*Objective*
Retype each line of the material exactly, please, skipping any picture in it.

*Supplied material*
──────────────────────────────

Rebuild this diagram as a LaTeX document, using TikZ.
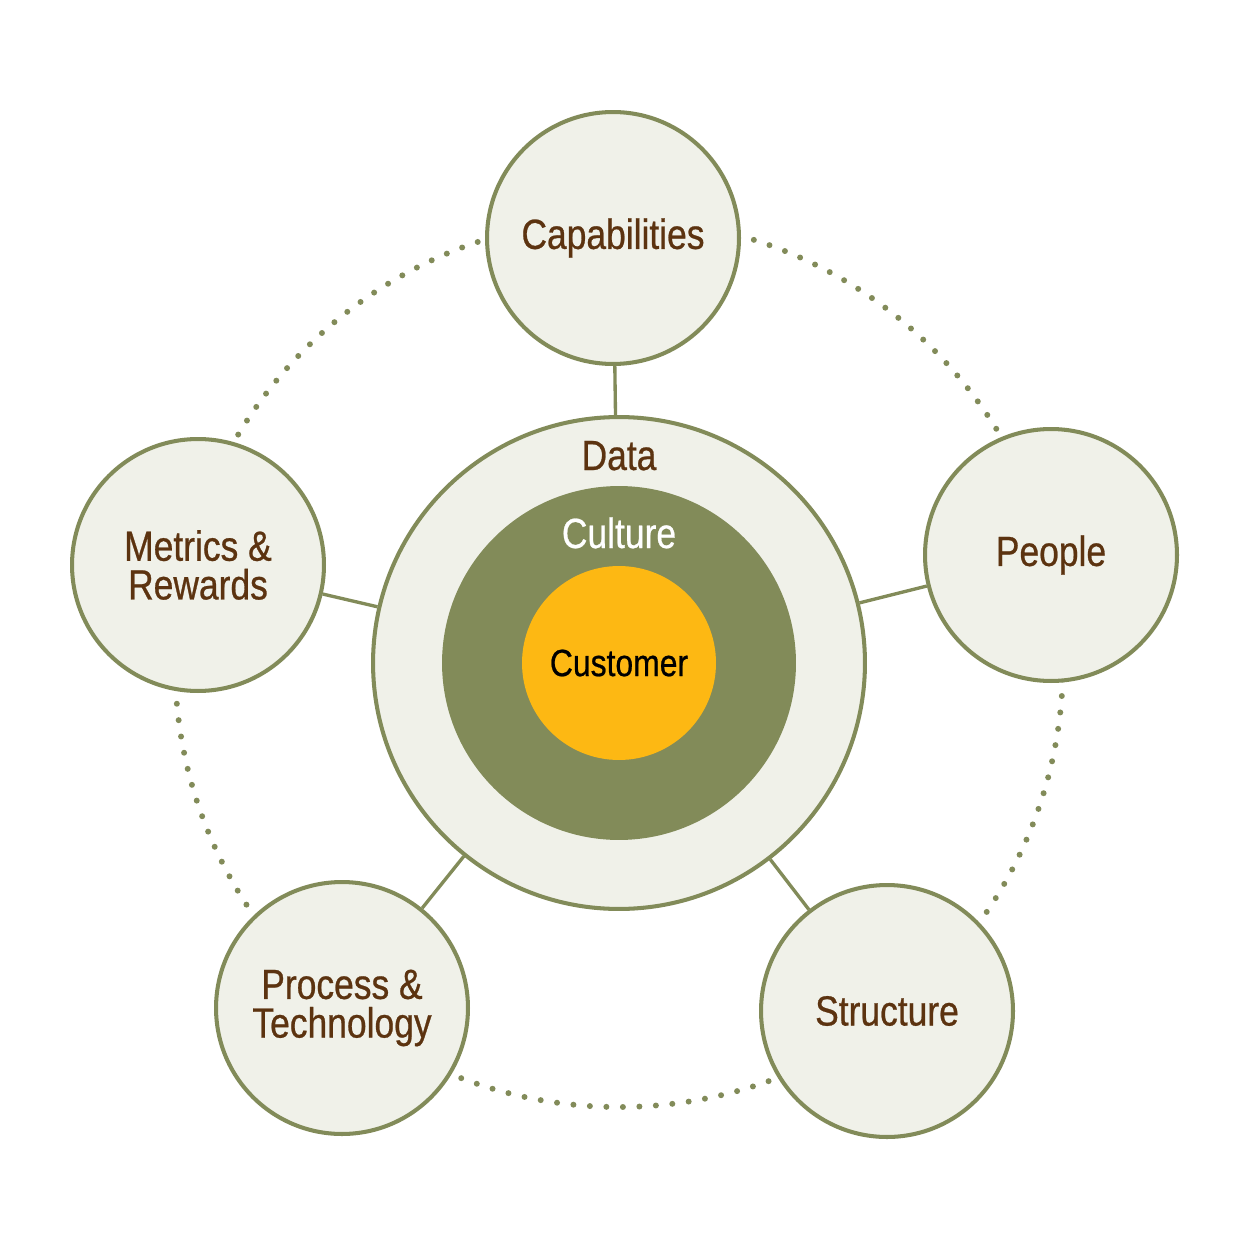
\documentclass[tikz,border=0pt]{standalone}
\usepackage{fontspec}
\setmainfont[FakeStretch=0.84, FakeBold=0.6]{Liberation Sans}
\usetikzlibrary{positioning}

\definecolor{olive}{HTML}{828B59}
\definecolor{paper}{HTML}{F0F1E9}
\definecolor{gold}{HTML}{FDB813}
\definecolor{bark}{HTML}{5C3310}

\tikzset{
  pillar/.style={circle, draw=olive, line width=2.3pt, fill=paper,
    minimum size=5.04cm, inner sep=0pt, align=center, text=bark,
    font=\fontsize{24}{22}\selectfont},
  link/.style={draw=olive, line width=1.9pt},
}

\begin{document}
\begin{tikzpicture}[x=0.02cm, y=-0.02cm]
    \useasboundingbox (0,0) rectangle (1250,1250);

    \coordinate (hub) at (619,663);
    \draw[olive, line width=3.4pt, line cap=round, dash pattern=on 0pt off 9.4pt]
        (hub) circle (444);

    \node[circle, draw=olive, line width=2.3pt, fill=paper, minimum size=9.84cm,
        inner sep=0pt] (data) at (hub) {};
    \node[circle, fill=olive, minimum size=7.08cm, inner sep=0pt] (culture) at (hub) {};
    \node[circle, fill=gold, minimum size=3.88cm, inner sep=0pt,
        font=\fontsize{21.6}{21}\selectfont] (customer) at (hub) {Customer};

    \node[anchor=base, text=bark, font=\fontsize{24}{22}\selectfont] (datatxt) at (619,470) {Data};
    \node[anchor=base, text=white, font=\fontsize{24}{22}\selectfont] (culturetxt) at (619,548) {Culture};

    \node[pillar] (capabilities) at (613,238) {Capabilities};
    \node[pillar] (people) at (1051,555) {People};
    \node[pillar] (structure) at (887,1011) {Structure};
    \node[pillar] (process) at (342,1008) {Process \&\\Technology};
    \node[pillar] (metrics) at (198,565) {Metrics \&\\Rewards};

    \draw[link] (capabilities) -- (data);
    \draw[link] (people) -- (data);
    \draw[link] (structure) -- (data);
    \draw[link] (process) -- (data);
    \draw[link] (metrics) -- (data);
\end{tikzpicture}
\end{document}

──────────────────────────────

*Answer to this task*
Rebuild this diagram as a LaTeX document, using TikZ.
\documentclass[tikz,border=0pt]{standalone}
\usepackage{fontspec}
\setmainfont[FakeStretch=0.84, FakeBold=0.6]{Liberation Sans}
\usetikzlibrary{positioning}

\definecolor{olive}{HTML}{828B59}
\definecolor{paper}{HTML}{F0F1E9}
\definecolor{gold}{HTML}{FDB813}
\definecolor{bark}{HTML}{5C3310}

\tikzset{
  pillar/.style={circle, draw=olive, line width=2.3pt, fill=paper,
    minimum size=5.04cm, inner sep=0pt, align=center, text=bark,
    font=\fontsize{24}{22}\selectfont},
  link/.style={draw=olive, line width=1.9pt},
}

\begin{document}
\begin{tikzpicture}[x=0.02cm, y=-0.02cm]
    \useasboundingbox (0,0) rectangle (1250,1250);

    \coordinate (hub) at (619,663);
    \draw[olive, line width=3.4pt, line cap=round, dash pattern=on 0pt off 9.4pt]
        (hub) circle (444);

    \node[circle, draw=olive, line width=2.3pt, fill=paper, minimum size=9.84cm,
        inner sep=0pt] (data) at (hub) {};
    \node[circle, fill=olive, minimum size=7.08cm, inner sep=0pt] (culture) at (hub) {};
    \node[circle, fill=gold, minimum size=3.88cm, inner sep=0pt,
        font=\fontsize{21.6}{21}\selectfont] (customer) at (hub) {Customer};

    \node[anchor=base, text=bark, font=\fontsize{24}{22}\selectfont] (datatxt) at (619,470) {Data};
    \node[anchor=base, text=white, font=\fontsize{24}{22}\selectfont] (culturetxt) at (619,548) {Culture};

    \node[pillar] (capabilities) at (613,238) {Capabilities};
    \node[pillar] (people) at (1051,555) {People};
    \node[pillar] (structure) at (887,1011) {Structure};
    \node[pillar] (process) at (342,1008) {Process \&\\Technology};
    \node[pillar] (metrics) at (198,565) {Metrics \&\\Rewards};

    \draw[link] (capabilities) -- (data);
    \draw[link] (people) -- (data);
    \draw[link] (structure) -- (data);
    \draw[link] (process) -- (data);
    \draw[link] (metrics) -- (data);
\end{tikzpicture}
\end{document}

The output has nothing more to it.